284. Deputy Mary Lou McDonald asked the Minister for Justice and Equality when the cybercrime Bill will be published to give effect to those provisions of the Budapest Convention on Cybercrime 2001 of the Council of Europe not already provided for in national law in order to enable ratification of the convention. [37279/19]

Amharc ar fhreagra

Freagraí scríofa (Ceist ar Justice)

I outlined the position in relation to ratification of the Council of Europe Convention on Cybercrime in January last. At that time, I updated the House on the significant progress made in the ratification process within the term of this Government, particularly through the introduction of legislation to give effect to the key criminal law provisions of the Convention.

In relation to the Cybercrime Convention, otherwise known as the Budapest Convention, the majority of the provisions of the Convention are already provided for in Irish law. The Cybercrime Convention is very broad in scope and provisions of the Convention are provided for in criminal justice, interception, sexual offences, extradition, mutual legal assistance and copyright legislation.
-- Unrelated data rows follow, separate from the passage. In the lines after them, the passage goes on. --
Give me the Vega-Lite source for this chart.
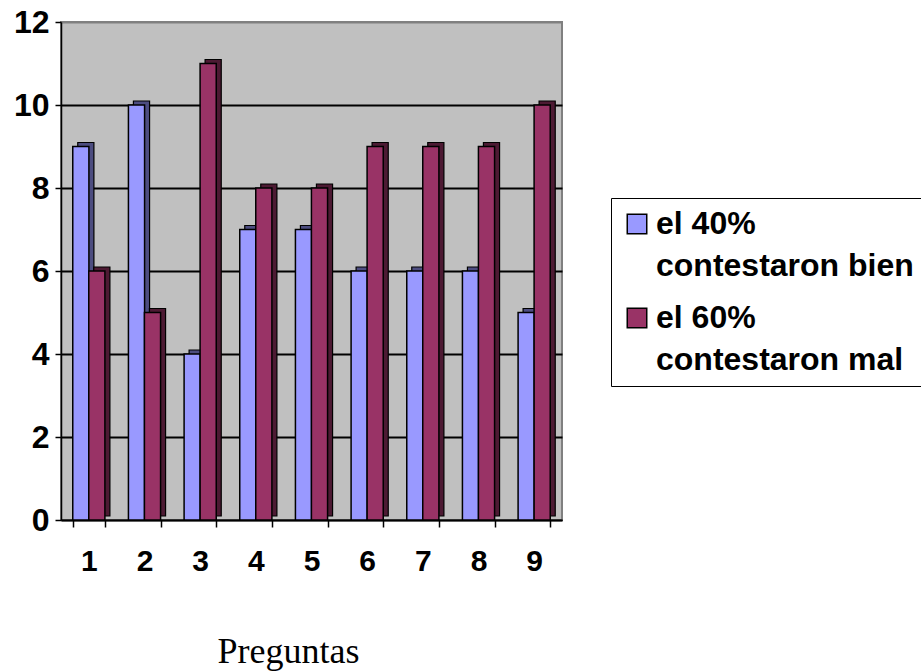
{
  "$schema": "https://vega.github.io/schema/vega-lite/v6.json",
  "autosize": {"type": "none"},
  "padding": {"left": 61, "top": 22, "right": 359, "bottom": 151},
  "width": 501,
  "height": 498,
  "background": "white",
  "data": {
    "values": [
      {"pregunta": "1", "serie": "bien", "valor": 9},
      {"pregunta": "1", "serie": "mal", "valor": 6},
      {"pregunta": "2", "serie": "bien", "valor": 10},
      {"pregunta": "2", "serie": "mal", "valor": 5},
      {"pregunta": "3", "serie": "bien", "valor": 4},
      {"pregunta": "3", "serie": "mal", "valor": 11},
      {"pregunta": "4", "serie": "bien", "valor": 7},
      {"pregunta": "4", "serie": "mal", "valor": 8},
      {"pregunta": "5", "serie": "bien", "valor": 7},
      {"pregunta": "5", "serie": "mal", "valor": 8},
      {"pregunta": "6", "serie": "bien", "valor": 6},
      {"pregunta": "6", "serie": "mal", "valor": 9},
      {"pregunta": "7", "serie": "bien", "valor": 6},
      {"pregunta": "7", "serie": "mal", "valor": 9},
      {"pregunta": "8", "serie": "bien", "valor": 6},
      {"pregunta": "8", "serie": "mal", "valor": 9},
      {"pregunta": "9", "serie": "bien", "valor": 5},
      {"pregunta": "9", "serie": "mal", "valor": 10}
    ]
  },
  "encoding": {
    "x": {
      "field": "pregunta",
      "type": "nominal",
      "scale": {"paddingInner": 0.42, "paddingOuter": 0.21},
      "axis": {
        "title": "Preguntas",
        "labelAngle": 0,
        "labelFont": "Liberation Sans",
        "labelFontSize": 30,
        "labelFontWeight": "bold",
        "labelColor": "black",
        "labelPadding": 19,
        "tickBand": "extent",
        "tickSize": 7,
        "tickColor": "black",
        "tickWidth": 1.5,
        "domainColor": "black",
        "domainWidth": 1.5,
        "titleFont": "Liberation Serif",
        "titleFontSize": 36,
        "titleFontWeight": "normal",
        "titleColor": "black",
        "titleX": 227,
        "titleY": 142,
        "titleAlign": "center",
        "titleBaseline": "alphabetic"
      }
    },
    "y": {
      "field": "valor",
      "type": "quantitative",
      "scale": {"domain": [0, 12], "nice": false},
      "axis": {
        "title": null,
        "values": [0, 2, 4, 6, 8, 10, 12],
        "labelFont": "Liberation Sans",
        "labelFontSize": 32,
        "labelFontWeight": "bold",
        "labelColor": "black",
        "labelPadding": 6,
        "tickSize": 6,
        "tickColor": "black",
        "tickWidth": 1.5,
        "domainColor": "black",
        "domainWidth": 1.5,
        "grid": true,
        "gridColor": {"condition": {"test": "datum.value == 12", "value": "#808080"}, "value": "black"},
        "gridWidth": 1.8
      }
    }
  },
  "layer": [
    {
      "transform": [{"filter": "datum.serie == 'bien'"}],
      "mark": {"type": "bar", "width": {"band": 0.5}, "xOffset": -3, "yOffset": -4, "y2Offset": -4, "fill": "#4d4d80", "stroke": "black", "strokeWidth": 1.2}
    },
    {
      "transform": [{"filter": "datum.serie == 'bien'"}],
      "mark": {"type": "bar", "width": {"band": 0.5}, "xOffset": -8, "stroke": "black", "strokeWidth": 1.5},
      "encoding": {
        "color": {"field": "serie", "type": "nominal", "scale": {"domain": ["bien", "mal"], "range": ["#9999ff", "#993366"]}}
      }
    },
    {
      "transform": [{"filter": "datum.serie == 'mal'"}],
      "mark": {"type": "bar", "width": {"band": 0.5}, "xOffset": 13, "yOffset": -4, "y2Offset": -4, "fill": "#4d1a33", "stroke": "black", "strokeWidth": 1.2}
    },
    {
      "transform": [{"filter": "datum.serie == 'mal'"}],
      "mark": {"type": "bar", "width": {"band": 0.5}, "xOffset": 8, "stroke": "black", "strokeWidth": 1.5},
      "encoding": {
        "color": {
          "field": "serie",
          "type": "nominal",
          "scale": {"domain": ["bien", "mal"], "range": ["#9999ff", "#993366"]},
          "legend": {
            "title": null,
            "orient": "none",
            "legendX": 550,
            "legendY": 176,
            "labelExpr": "datum.label == 'bien' ? ['el 40%', 'contestaron bien'] : ['el 60%', 'contestaron mal']",
            "labelFont": "Liberation Sans",
            "labelFontSize": 32,
            "labelFontWeight": "bold",
            "labelColor": "black",
            "labelLimit": 400,
            "labelOffset": 3,
            "symbolType": "square",
            "symbolSize": 380,
            "symbolStrokeColor": "black",
            "symbolStrokeWidth": 1.5,
            "rowPadding": 20,
            "padding": 10,
            "strokeColor": "black",
            "fillColor": "white"
          }
        }
      }
    }
  ],
  "config": {
    "view": {"fill": "#c0c0c0", "stroke": "#808080", "strokeWidth": 2},
    "style": {"guide-label": {"lineHeight": 42}}
  }
}
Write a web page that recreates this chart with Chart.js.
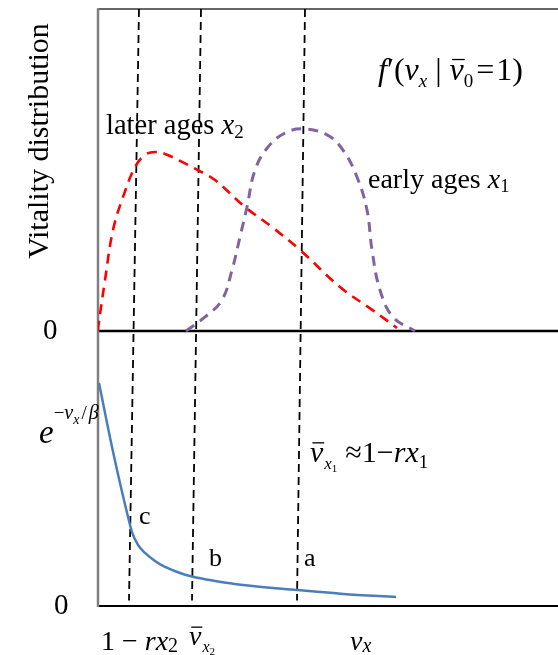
<!DOCTYPE html>
<html>
<head>
<meta charset="utf-8">
<script src="https://cdn.jsdelivr.net/npm/chart.js@4.4.1/dist/chart.umd.min.js"></script>
<style>
  html, body { margin: 0; padding: 0; background: #fff; }
  canvas { display: block; }
</style>
</head>
<body>
<canvas id="vitality" width="558" height="655"></canvas>
<script>
// Upper panel: vitality distributions (v in x-units, density in y-units)
const laterX = [0, 0.001, 0.028, 0.060, 0.100, 0.148, 0.188, 0.228, 0.268, 0.336, 0.400, 0.468, 0.588, 0.696, 0.808, 0.968, 1.100, 1.196];
const laterY = [0, 0.015, 0.185, 0.367, 0.487, 0.596, 0.640, 0.651, 0.644, 0.615, 0.585, 0.549, 0.451, 0.378, 0.295, 0.160, 0.075, 0.011];

const earlyX = [0.352, 0.428, 0.496, 0.536, 0.568, 0.596, 0.628, 0.680, 0.748, 0.820, 0.916, 0.980, 1.036, 1.076, 1.096, 1.128, 1.180, 1.268];
const earlyY = [0, 0.051, 0.113, 0.222, 0.342, 0.451, 0.585, 0.669, 0.720, 0.735, 0.713, 0.658, 0.560, 0.440, 0.295, 0.149, 0.051, 0];

// Lower panel: mortality weight e^{-v/beta}, 0..1 within the panel
const decayX = [0.004, 0.056, 0.120, 0.136, 0.160, 0.188, 0.228, 0.268, 0.328, 0.376, 0.468, 0.580, 0.796, 0.980, 1.192];
const decayY = [0.811, 0.578, 0.324, 0.269, 0.222, 0.193, 0.164, 0.142, 0.120, 0.107, 0.091, 0.076, 0.058, 0.044, 0.033];

// Vertical guides c, b, a (slightly slanted: top and bottom x)
const guideNames = ['c', 'b', 'a'];
const guideTopX = [0.164, 0.412, 0.828];
const guideBottomX = [0.124, 0.376, 0.796];

const X_MAX = 1.84;
const Y_TOP = 1.171;   // upper panel height in density units
const Y_LOW = -1;      // lower panel spans -1..0

const SERIF = '"Liberation Serif", "Times New Roman", serif';

function toPoints(xs, ys, shift) {
    return xs.map((x, i) => ({ x: x, y: ys[i] + (shift || 0) }));
}

// Draw a run of mixed italic / sub / superscript text
function drawRich(ctx, x, y, runs) {
    runs.forEach(r => {
        ctx.font = (r.i ? 'italic ' : '') + r.size + 'px ' + SERIF;
        const w = ctx.measureText(r.t).width;
        ctx.fillText(r.t, x, y + (r.dy || 0));
        if (r.bar) {
            ctx.fillRect(x + r.size * 0.08, y + (r.dy || 0) - r.size * 0.66, w - r.size * 0.05, 1.3);
        }
        x += w + (r.gap || 0);
    });
}

const guideSets = guideNames.map((name, i) => ({
    label: name,
    data: [{ x: guideTopX[i], y: Y_TOP }, { x: guideBottomX[i], y: Y_LOW + 0.02 }],
    borderColor: '#000',
    borderWidth: 1.8,
    borderDash: [8, 5],
    pointRadius: 0,
    tension: 0
}));

const framePlugin = {
    id: 'frame',
    beforeDatasetsDraw(chart) {
        const ctx = chart.ctx;
        const a = chart.chartArea;
        const y0 = chart.scales.y.getPixelForValue(0);
        ctx.save();
        ctx.strokeStyle = '#333';
        ctx.lineWidth = 1.5;
        ctx.beginPath();
        ctx.moveTo(a.left, a.top);
        ctx.lineTo(a.right, a.top);
        ctx.stroke();
        ctx.strokeStyle = '#000';
        ctx.lineWidth = 2;
        ctx.beginPath();
        ctx.moveTo(a.left, a.bottom);
        ctx.lineTo(a.right, a.bottom);
        ctx.stroke();
        ctx.lineWidth = 2.6;
        ctx.beginPath();
        ctx.moveTo(a.left, y0);
        ctx.lineTo(a.right, y0);
        ctx.stroke();
        ctx.strokeStyle = '#7f7f7f';
        ctx.lineWidth = 2.5;
        ctx.beginPath();
        ctx.moveTo(a.left, a.top - 0.7);
        ctx.lineTo(a.left, a.bottom + 1);
        ctx.stroke();
        ctx.restore();
    },
    afterDraw(chart) {
        const ctx = chart.ctx;
        ctx.save();
        ctx.fillStyle = '#000';
        ctx.textBaseline = 'alphabetic';

        // y-axis title
        ctx.save();
        ctx.translate(48, 141);
        ctx.rotate(-Math.PI / 2);
        ctx.font = '30px ' + SERIF;
        ctx.textAlign = 'center';
        ctx.fillText('Vitality distribution', 0, 0);
        ctx.restore();

        ctx.textAlign = 'left';
        ctx.font = '29px ' + SERIF;
        ctx.fillText('0', 43, 339);
        ctx.fillText('0', 54, 614);

        // e^{-v_x/beta}
        drawRich(ctx, 39, 443, [
            { t: 'e', i: true, size: 33 },
            { t: '\u2212', size: 19, dy: -24 },
            { t: 'v', i: true, size: 20, dy: -24 },
            { t: 'x', i: true, size: 14, dy: -19, gap: 2 },
            { t: '/', size: 19, dy: -24, gap: 2 },
            { t: '\u03b2', i: true, size: 20, dy: -24 }
        ]);

        drawRich(ctx, 106, 134, [
            { t: 'later ages ', size: 28.5 },
            { t: 'x', i: true, size: 28.5 },
            { t: '2', size: 19, dy: 4 }
        ]);
        drawRich(ctx, 368, 188, [
            { t: 'early ages ', size: 28 },
            { t: 'x', i: true, size: 28 },
            { t: '1', size: 18.5, dy: 4 }
        ]);

        drawRich(ctx, 378, 80, [
            { t: 'f', i: true, size: 32 },
            { t: '\u2032(', size: 32 },
            { t: 'v', i: true, size: 32 },
            { t: 'x', i: true, size: 19, dy: 7 },
            { t: ' | ', size: 32 },
            { t: 'v', i: true, size: 32, bar: true },
            { t: '0', size: 19, dy: 7, gap: 3 },
            { t: '=', size: 32, gap: 2 },
            { t: '1)', size: 32 }
        ]);

        drawRich(ctx, 310, 462, [
            { t: 'v', i: true, size: 30, bar: true, gap: 1 },
            { t: 'x', i: true, size: 17, dy: 7 },
            { t: '1', size: 11, dy: 10, gap: 8 },
            { t: '\u2248', size: 30 },
            { t: '1\u2212', size: 30 },
            { t: 'rx', i: true, size: 30 },
            { t: '1', size: 19, dy: 6 }
        ]);

        ctx.font = '26px ' + SERIF;
        ctx.fillText(guideNames[0], 139, 524);
        ctx.fillText(guideNames[1], 209, 566);
        ctx.fillText(guideNames[2], 304, 566);

        // x-axis annotations
        drawRich(ctx, 101, 650, [
            { t: '1 \u2212 ', size: 28 },
            { t: 'rx', i: true, size: 28 },
            { t: '2', size: 20, dy: 2 }
        ]);
        drawRich(ctx, 189, 645, [
            { t: 'v', i: true, size: 28, bar: true, gap: 1 },
            { t: 'x', i: true, size: 16, dy: 7 },
            { t: '2', size: 11, dy: 10 }
        ]);
        drawRich(ctx, 350, 650, [
            { t: 'v', i: true, size: 28 },
            { t: 'x', i: true, size: 20, dy: 2 }
        ]);
        ctx.restore();
    }
};

new Chart(document.getElementById('vitality').getContext('2d'), {
    type: 'line',
    data: {
        datasets: [
            {
                label: 'later ages',
                data: toPoints(laterX, laterY),
                borderColor: '#ff0000',
                borderWidth: 2.6,
                borderDash: [10, 7],
                pointRadius: 0,
                tension: 0.4
            },
            {
                label: 'early ages',
                data: toPoints(earlyX, earlyY),
                borderColor: '#8064a2',
                borderWidth: 3,
                borderDash: [10, 7],
                pointRadius: 0,
                tension: 0.4
            },
            {
                label: 'e^(-v/beta)',
                data: toPoints(decayX, decayY, Y_LOW),
                borderColor: '#4a7ebb',
                borderWidth: 2.5,
                pointRadius: 0,
                cubicInterpolationMode: 'monotone'
            }
        ].concat(guideSets)
    },
    options: {
        responsive: false,
        animation: false,
        layout: { padding: { left: 98, right: 0, top: 9, bottom: 49 } },
        plugins: { legend: { display: false }, tooltip: { enabled: false } },
        scales: {
            x: { type: 'linear', min: 0, max: X_MAX, display: false },
            y: { type: 'linear', min: Y_LOW, max: Y_TOP, display: false }
        }
    },
    plugins: [framePlugin]
});
</script>
</body>
</html>
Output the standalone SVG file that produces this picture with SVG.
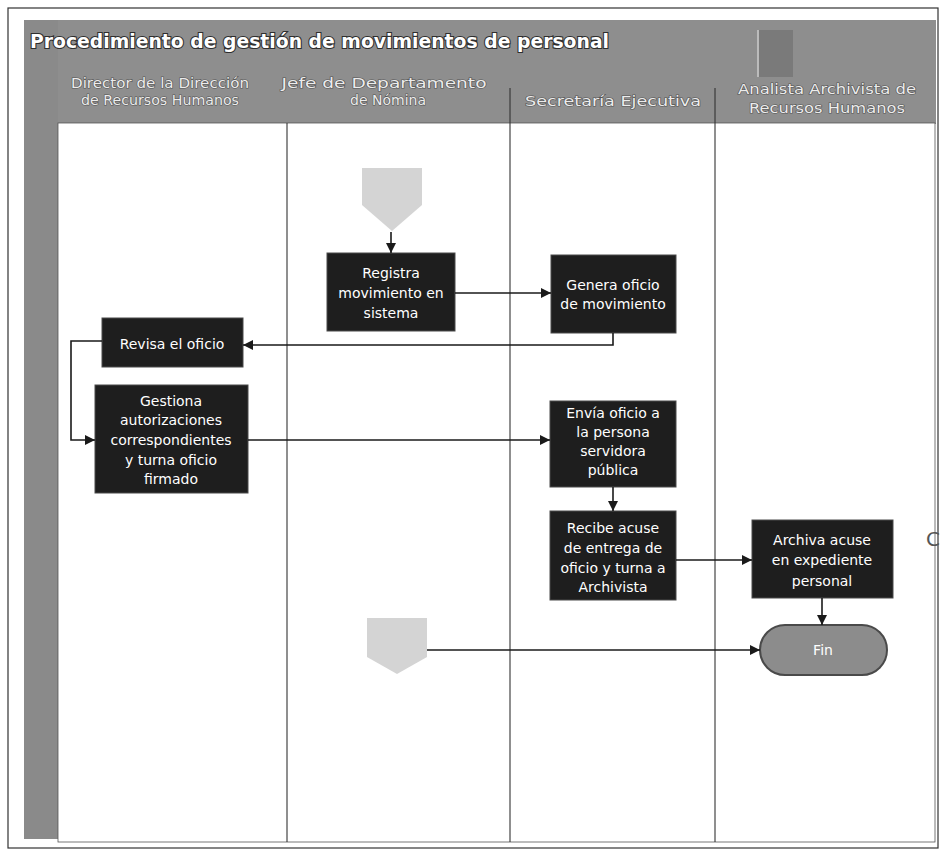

The most significant step towards ratification of the Budapest Convention was the enactment in 2017 of the first Bill in this jurisdiction specifically targeted at cybercrime. The Criminal Justice (Offences Relating to Information Systems) Act 2017 gave effect to an EU Directive on attacks against information systems, the main provisions of which reflect the key provisions of the Convention.

This recent legislation therefore also gives effect to provisions in the Convention relating to offences against information systems and their data and search and seizure powers in respect of such data. An Garda Síochána, the organisation with primary responsibility for dealing with cybercrime, has strongly welcomed this landmark legislation as a comprehensive weapon to tackle criminality including computer systems and interference with such systems or their data.

Officials from my Department attended a meeting of the Cybercrime Convention Committee in Strasbourg earlier this year and discussed with the Council of Europe Ireland's positive progress on ratification.

The current Government Legislation Programme makes provision for the drafting of a new Cybercrime Bill to give effect to those remaining elements of the Convention not already covered in national law. This is to ensure that Ireland can ratify the Budapest Convention and is evidence of the Government's clear commitment in that regard. My intention is that this legislation will be in place to facilitate formal ratification of the Convention as soon as it is possible.